-------- Data entries

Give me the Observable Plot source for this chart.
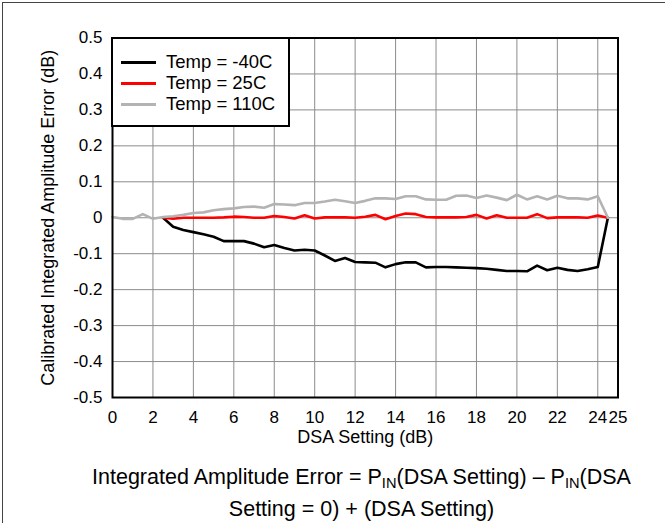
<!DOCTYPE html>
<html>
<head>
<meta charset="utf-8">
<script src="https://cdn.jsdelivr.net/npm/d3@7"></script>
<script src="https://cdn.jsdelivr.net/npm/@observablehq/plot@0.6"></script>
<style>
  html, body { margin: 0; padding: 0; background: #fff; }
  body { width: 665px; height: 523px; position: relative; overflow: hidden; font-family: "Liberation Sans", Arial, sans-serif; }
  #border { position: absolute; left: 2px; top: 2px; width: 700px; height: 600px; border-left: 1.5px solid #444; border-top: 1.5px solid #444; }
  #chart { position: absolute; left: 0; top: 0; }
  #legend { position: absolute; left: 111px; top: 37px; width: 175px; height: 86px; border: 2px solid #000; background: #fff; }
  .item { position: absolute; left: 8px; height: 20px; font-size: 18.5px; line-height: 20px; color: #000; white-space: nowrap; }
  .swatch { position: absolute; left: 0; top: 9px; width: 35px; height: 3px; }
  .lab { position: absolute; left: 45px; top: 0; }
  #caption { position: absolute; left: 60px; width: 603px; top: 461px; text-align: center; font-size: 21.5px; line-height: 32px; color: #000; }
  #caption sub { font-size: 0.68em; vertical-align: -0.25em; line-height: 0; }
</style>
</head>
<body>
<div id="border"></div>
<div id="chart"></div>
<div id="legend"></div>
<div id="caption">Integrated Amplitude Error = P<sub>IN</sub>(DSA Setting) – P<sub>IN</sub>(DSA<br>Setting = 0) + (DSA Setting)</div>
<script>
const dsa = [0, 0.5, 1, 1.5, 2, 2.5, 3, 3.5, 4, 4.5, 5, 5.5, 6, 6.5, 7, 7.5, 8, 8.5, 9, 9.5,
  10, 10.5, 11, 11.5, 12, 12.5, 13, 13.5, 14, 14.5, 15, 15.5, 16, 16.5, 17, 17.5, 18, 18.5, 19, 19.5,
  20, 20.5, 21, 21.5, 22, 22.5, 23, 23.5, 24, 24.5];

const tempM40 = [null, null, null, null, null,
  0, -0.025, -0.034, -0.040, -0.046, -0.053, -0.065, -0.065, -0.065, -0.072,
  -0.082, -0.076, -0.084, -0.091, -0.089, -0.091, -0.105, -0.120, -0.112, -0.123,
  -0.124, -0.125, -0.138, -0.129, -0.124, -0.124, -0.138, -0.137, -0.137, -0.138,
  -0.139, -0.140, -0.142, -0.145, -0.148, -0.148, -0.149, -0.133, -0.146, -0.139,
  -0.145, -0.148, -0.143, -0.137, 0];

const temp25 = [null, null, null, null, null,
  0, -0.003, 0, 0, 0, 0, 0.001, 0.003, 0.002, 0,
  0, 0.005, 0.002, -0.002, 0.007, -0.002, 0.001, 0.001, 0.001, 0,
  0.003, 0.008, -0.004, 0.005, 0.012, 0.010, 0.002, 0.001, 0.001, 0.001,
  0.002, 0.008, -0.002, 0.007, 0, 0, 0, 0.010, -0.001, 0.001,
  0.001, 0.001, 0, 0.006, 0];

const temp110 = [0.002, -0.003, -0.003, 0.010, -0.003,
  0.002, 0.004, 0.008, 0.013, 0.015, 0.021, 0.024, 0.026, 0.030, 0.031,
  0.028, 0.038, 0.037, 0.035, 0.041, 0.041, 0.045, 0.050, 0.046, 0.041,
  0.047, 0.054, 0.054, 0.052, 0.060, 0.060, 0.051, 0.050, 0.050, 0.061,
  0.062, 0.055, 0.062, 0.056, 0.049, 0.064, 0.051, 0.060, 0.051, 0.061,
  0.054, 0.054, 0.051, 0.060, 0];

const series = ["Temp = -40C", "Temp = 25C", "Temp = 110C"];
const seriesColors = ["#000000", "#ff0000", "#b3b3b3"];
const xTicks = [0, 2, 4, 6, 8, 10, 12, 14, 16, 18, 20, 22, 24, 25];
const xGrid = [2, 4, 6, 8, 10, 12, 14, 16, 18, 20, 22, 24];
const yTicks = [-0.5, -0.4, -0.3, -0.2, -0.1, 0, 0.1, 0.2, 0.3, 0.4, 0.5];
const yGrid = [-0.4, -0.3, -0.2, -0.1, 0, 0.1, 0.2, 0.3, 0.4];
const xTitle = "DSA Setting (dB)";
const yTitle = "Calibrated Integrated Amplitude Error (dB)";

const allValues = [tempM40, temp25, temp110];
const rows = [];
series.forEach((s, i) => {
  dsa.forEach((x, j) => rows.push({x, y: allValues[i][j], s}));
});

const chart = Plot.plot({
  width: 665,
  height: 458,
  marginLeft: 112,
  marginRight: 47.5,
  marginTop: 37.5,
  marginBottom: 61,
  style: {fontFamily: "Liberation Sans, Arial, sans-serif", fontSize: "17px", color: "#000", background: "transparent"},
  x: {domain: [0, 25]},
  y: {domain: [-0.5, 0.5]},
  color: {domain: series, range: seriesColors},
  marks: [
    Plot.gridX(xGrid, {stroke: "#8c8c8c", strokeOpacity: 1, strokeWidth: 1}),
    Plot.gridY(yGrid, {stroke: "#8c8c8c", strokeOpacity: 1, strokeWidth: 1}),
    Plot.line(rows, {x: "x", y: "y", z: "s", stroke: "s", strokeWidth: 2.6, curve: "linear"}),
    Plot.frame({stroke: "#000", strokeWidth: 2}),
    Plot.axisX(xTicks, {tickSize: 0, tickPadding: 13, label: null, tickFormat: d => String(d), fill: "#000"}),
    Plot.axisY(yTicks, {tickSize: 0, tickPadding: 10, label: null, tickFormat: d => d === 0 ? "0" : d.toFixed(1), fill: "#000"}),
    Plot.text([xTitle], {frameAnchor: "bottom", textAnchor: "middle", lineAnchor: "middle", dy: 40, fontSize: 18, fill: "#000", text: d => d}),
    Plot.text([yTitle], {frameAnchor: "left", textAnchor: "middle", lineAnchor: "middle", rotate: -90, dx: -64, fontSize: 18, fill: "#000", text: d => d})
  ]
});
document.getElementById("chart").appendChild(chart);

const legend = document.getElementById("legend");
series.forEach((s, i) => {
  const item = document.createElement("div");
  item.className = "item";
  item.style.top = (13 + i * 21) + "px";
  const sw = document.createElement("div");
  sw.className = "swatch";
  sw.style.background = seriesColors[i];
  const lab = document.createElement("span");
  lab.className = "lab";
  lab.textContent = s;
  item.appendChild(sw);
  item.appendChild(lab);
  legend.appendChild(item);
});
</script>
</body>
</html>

----------------
-------- Data entries

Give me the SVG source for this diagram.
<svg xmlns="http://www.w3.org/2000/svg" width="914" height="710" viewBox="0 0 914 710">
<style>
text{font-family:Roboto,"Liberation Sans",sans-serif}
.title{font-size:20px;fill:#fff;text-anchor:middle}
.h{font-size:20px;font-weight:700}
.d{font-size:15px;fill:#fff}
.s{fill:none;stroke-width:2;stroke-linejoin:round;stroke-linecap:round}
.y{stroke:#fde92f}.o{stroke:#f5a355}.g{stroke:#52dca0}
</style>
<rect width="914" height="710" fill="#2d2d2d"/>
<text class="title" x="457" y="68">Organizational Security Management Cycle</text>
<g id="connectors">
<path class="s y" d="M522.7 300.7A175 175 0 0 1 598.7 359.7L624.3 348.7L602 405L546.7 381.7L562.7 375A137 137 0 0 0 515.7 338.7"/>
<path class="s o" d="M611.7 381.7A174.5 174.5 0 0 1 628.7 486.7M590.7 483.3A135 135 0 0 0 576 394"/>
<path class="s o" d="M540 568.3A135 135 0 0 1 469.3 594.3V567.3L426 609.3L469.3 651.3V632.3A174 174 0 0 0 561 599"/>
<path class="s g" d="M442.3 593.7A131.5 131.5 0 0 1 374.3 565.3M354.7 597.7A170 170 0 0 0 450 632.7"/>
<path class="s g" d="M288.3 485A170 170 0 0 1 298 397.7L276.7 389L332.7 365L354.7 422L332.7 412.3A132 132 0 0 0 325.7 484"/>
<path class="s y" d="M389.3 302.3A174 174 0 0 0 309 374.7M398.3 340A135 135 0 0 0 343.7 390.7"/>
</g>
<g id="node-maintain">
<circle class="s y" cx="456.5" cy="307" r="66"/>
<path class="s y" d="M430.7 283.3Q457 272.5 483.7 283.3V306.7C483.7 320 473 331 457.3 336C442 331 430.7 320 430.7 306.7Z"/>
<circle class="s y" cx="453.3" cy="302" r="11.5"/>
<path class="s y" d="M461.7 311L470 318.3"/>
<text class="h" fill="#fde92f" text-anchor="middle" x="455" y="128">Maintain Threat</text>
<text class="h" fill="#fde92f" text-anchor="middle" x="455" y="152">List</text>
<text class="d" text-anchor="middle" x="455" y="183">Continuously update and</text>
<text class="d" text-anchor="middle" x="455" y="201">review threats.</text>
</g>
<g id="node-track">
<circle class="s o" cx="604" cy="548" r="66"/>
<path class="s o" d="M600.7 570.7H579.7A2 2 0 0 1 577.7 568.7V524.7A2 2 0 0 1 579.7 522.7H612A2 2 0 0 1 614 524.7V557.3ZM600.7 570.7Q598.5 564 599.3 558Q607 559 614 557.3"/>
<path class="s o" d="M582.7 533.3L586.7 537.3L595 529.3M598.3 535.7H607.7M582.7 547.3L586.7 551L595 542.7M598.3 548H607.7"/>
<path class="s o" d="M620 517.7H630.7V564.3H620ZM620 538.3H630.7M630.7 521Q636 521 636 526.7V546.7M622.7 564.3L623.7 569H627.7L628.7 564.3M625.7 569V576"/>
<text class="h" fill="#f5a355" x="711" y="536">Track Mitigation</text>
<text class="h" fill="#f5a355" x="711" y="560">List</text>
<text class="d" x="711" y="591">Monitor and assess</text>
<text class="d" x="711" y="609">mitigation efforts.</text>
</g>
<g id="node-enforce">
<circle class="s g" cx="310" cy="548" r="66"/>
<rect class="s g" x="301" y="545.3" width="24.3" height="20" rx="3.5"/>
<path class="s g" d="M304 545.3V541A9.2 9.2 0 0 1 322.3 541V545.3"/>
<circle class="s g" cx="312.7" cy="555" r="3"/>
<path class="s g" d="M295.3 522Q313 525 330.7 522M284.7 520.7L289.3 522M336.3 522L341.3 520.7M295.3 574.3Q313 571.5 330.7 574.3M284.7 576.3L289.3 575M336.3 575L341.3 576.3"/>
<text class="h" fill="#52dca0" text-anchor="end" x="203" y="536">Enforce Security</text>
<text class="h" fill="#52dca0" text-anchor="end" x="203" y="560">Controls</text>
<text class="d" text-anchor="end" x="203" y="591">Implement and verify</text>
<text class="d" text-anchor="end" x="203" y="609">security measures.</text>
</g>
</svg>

----------------

## Problem to solve:
Which lines include the word "chart"? Copy every one of them.

## Written answer:
Give me the Observable Plot source for this chart.
  #chart { position: absolute; left: 0; top: 0; }
<div id="chart"></div>
const chart = Plot.plot({
document.getElementById("chart").appendChild(chart);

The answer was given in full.